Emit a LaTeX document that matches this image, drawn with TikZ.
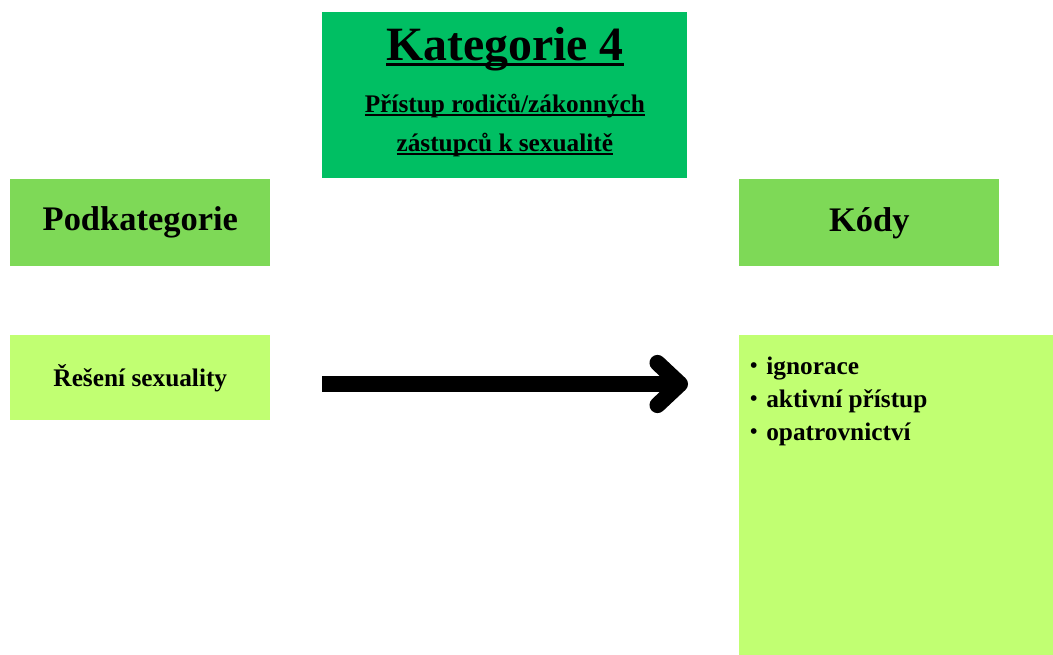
\documentclass[tikz,border=0pt]{standalone}
\usepackage{fontspec}
\setmainfont{Liberation Serif}
\usetikzlibrary{arrows.meta}

\definecolor{katgreen}{RGB}{0,191,99}
\definecolor{headgreen}{RGB}{126,217,87}
\definecolor{itemgreen}{RGB}{193,255,114}

% underline sitting just below the baseline
\newsavebox{\podtrhbox}
\newcommand{\podtrh}[3]{\sbox{\podtrhbox}{#3}\rlap{\rule[-\dimexpr#1+#2\relax]{\wd\podtrhbox}{#2}}\usebox{\podtrhbox}}
\newcommand{\odrazka}{\raisebox{0.1em}{\fontsize{15}{15}\selectfont\textbullet}\hspace{0.35em}}

\begin{document}
\begin{tikzpicture}[x=0.025cm,y=-0.025cm,
  box/.style={anchor=north west,inner sep=0pt,align=center,font=\bfseries},
  headbox/.style={box,fill=headgreen,minimum width=6.5cm,minimum height=2.175cm,font=\bfseries\fontsize{24.5}{28}\selectfont},
  itembox/.style={box,fill=itemgreen}]
\useasboundingbox (0,0) rectangle (1053,655);

% Category on top.
\node[box,fill=katgreen,minimum width=9.125cm,minimum height=4.15cm,text depth=8pt] (kat) at (322,12)
  {\fontsize{34}{40}\selectfont\podtrh{1.5pt}{1.8pt}{Kategorie 4}\\[15pt]
   \fontsize{18}{22}\selectfont\podtrh{1.2pt}{1.3pt}{Přístup rodičů/zákonných}\\[10pt]
   \fontsize{18}{22}\selectfont\podtrh{1.2pt}{1.3pt}{zástupců k sexualitě}};

% Column headings.
\node[headbox] (podkat) at (10,179) {Podkategorie};
\node[headbox] (kody) at (739,179) {Kódy};

% Subcategory and its codes.
\node[itembox,minimum width=6.5cm,minimum height=2.125cm,font=\bfseries\fontsize{18}{22}\selectfont] (reseni) at (10,335) {Řešení sexuality};
\node[itembox,minimum width=7.85cm,minimum height=8cm] (seznam) at (739,335) {};
\node[anchor=north west,inner sep=0pt,align=left,font=\bfseries\fontsize{18}{23.5}\selectfont]
  (kodlist) at ([xshift=0.27cm,yshift=-0.55cm]seznam.north west)
  {\odrazka ignorace\\ \odrazka aktivní přístup\\ \odrazka opatrovnictví};

% Big arrow between the columns.
\coordinate (sipstart) at (322,384);
\coordinate (sipkonec) at (688,384);
\draw[line width=11.4pt,-{Straight Barb[length=16pt,width=30pt,round]}] (sipstart) -- (sipkonec);

\end{tikzpicture}
\end{document}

• • • •

What is expected: Return each line of the data, keeping its wording exact and omitting pictures.

Expected answer:
Emit a LaTeX document that matches this image, drawn with TikZ.
\documentclass[tikz,border=0pt]{standalone}
\usepackage{fontspec}
\setmainfont{Liberation Serif}
\usetikzlibrary{arrows.meta}

\definecolor{katgreen}{RGB}{0,191,99}
\definecolor{headgreen}{RGB}{126,217,87}
\definecolor{itemgreen}{RGB}{193,255,114}

% underline sitting just below the baseline
\newsavebox{\podtrhbox}
\newcommand{\podtrh}[3]{\sbox{\podtrhbox}{#3}\rlap{\rule[-\dimexpr#1+#2\relax]{\wd\podtrhbox}{#2}}\usebox{\podtrhbox}}
\newcommand{\odrazka}{\raisebox{0.1em}{\fontsize{15}{15}\selectfont\textbullet}\hspace{0.35em}}

\begin{document}
\begin{tikzpicture}[x=0.025cm,y=-0.025cm,
  box/.style={anchor=north west,inner sep=0pt,align=center,font=\bfseries},
  headbox/.style={box,fill=headgreen,minimum width=6.5cm,minimum height=2.175cm,font=\bfseries\fontsize{24.5}{28}\selectfont},
  itembox/.style={box,fill=itemgreen}]
\useasboundingbox (0,0) rectangle (1053,655);

% Category on top.
\node[box,fill=katgreen,minimum width=9.125cm,minimum height=4.15cm,text depth=8pt] (kat) at (322,12)
  {\fontsize{34}{40}\selectfont\podtrh{1.5pt}{1.8pt}{Kategorie 4}\\[15pt]
   \fontsize{18}{22}\selectfont\podtrh{1.2pt}{1.3pt}{Přístup rodičů/zákonných}\\[10pt]
   \fontsize{18}{22}\selectfont\podtrh{1.2pt}{1.3pt}{zástupců k sexualitě}};

% Column headings.
\node[headbox] (podkat) at (10,179) {Podkategorie};
\node[headbox] (kody) at (739,179) {Kódy};

% Subcategory and its codes.
\node[itembox,minimum width=6.5cm,minimum height=2.125cm,font=\bfseries\fontsize{18}{22}\selectfont] (reseni) at (10,335) {Řešení sexuality};
\node[itembox,minimum width=7.85cm,minimum height=8cm] (seznam) at (739,335) {};
\node[anchor=north west,inner sep=0pt,align=left,font=\bfseries\fontsize{18}{23.5}\selectfont]
  (kodlist) at ([xshift=0.27cm,yshift=-0.55cm]seznam.north west)
  {\odrazka ignorace\\ \odrazka aktivní přístup\\ \odrazka opatrovnictví};

% Big arrow between the columns.
\coordinate (sipstart) at (322,384);
\coordinate (sipkonec) at (688,384);
\draw[line width=11.4pt,-{Straight Barb[length=16pt,width=30pt,round]}] (sipstart) -- (sipkonec);

\end{tikzpicture}
\end{document}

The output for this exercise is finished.